Once disembarked, Arsenal took the moving sidewalk (moving pavement). He approached Customs and Immigration with some anxiety. In medical terms he had para syndrome rebound. In layman’s terms that simply meant he was fearful. Since Brexit Ejexit French nationals and most continentals no longer had any special standing in the U.K. The “Welcome Back Scotland” banner draped across the air terminal entrance had at first seemed reassuring given his inclusion with the Scottish official party, that is until a passenger in line ahead of him happened to say the banner was in place to honour the Scottish Girls 14 and Under National Ringette team which had just returned from Wales. There they had placed fourth in the home countries championships. Not to worry, my status as manager (foreign though it be) of Anstruther FC will stand me in good stead he thought. I think the garlic in my luggage is cleared by the Department of Agriculture to be imported. Surely the bling is not banned? When it was his turn to approach the booth Arsenal was taken aback when the lady officer’s first question was “Who are you wearing?” Flummoxed, Arsenal by instinct reverted to French and mumbled something resembling “Dior” and that seemed to be fully acceptable. It transpired to be the sole question posed so his passport was duly stamped and Arsenal free to proceed. There had been no questions asked concerning visits to PARS affected territory.

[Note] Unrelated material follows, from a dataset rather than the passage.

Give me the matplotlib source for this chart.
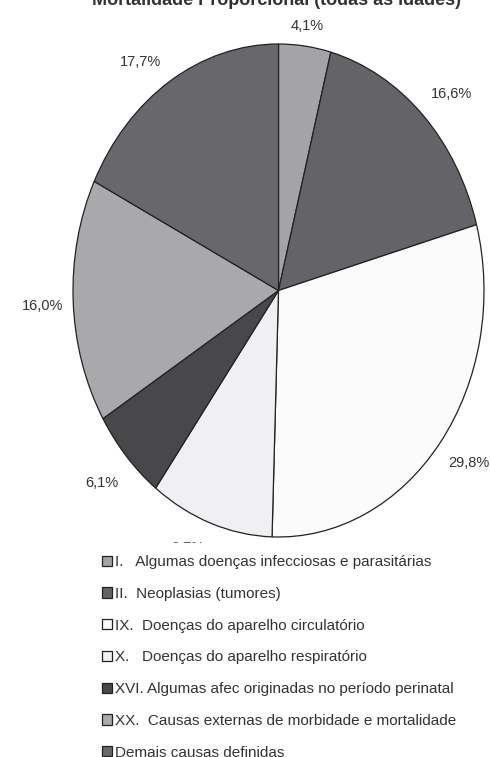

Tagged by many as the “golfers disease,” Pennsylvania Acute Respiratory Disease was impacting a grander and grander portion of North America and had almost led to the cancellation of Scotland’s game in the steel city. A wee birdie, well smaller than an eagle at any rate, told Arsenal that evidently the team had snuck back home just in time to beat an inevitable WHO travel embargo. They had avoided quarantine by the skin of their teeth.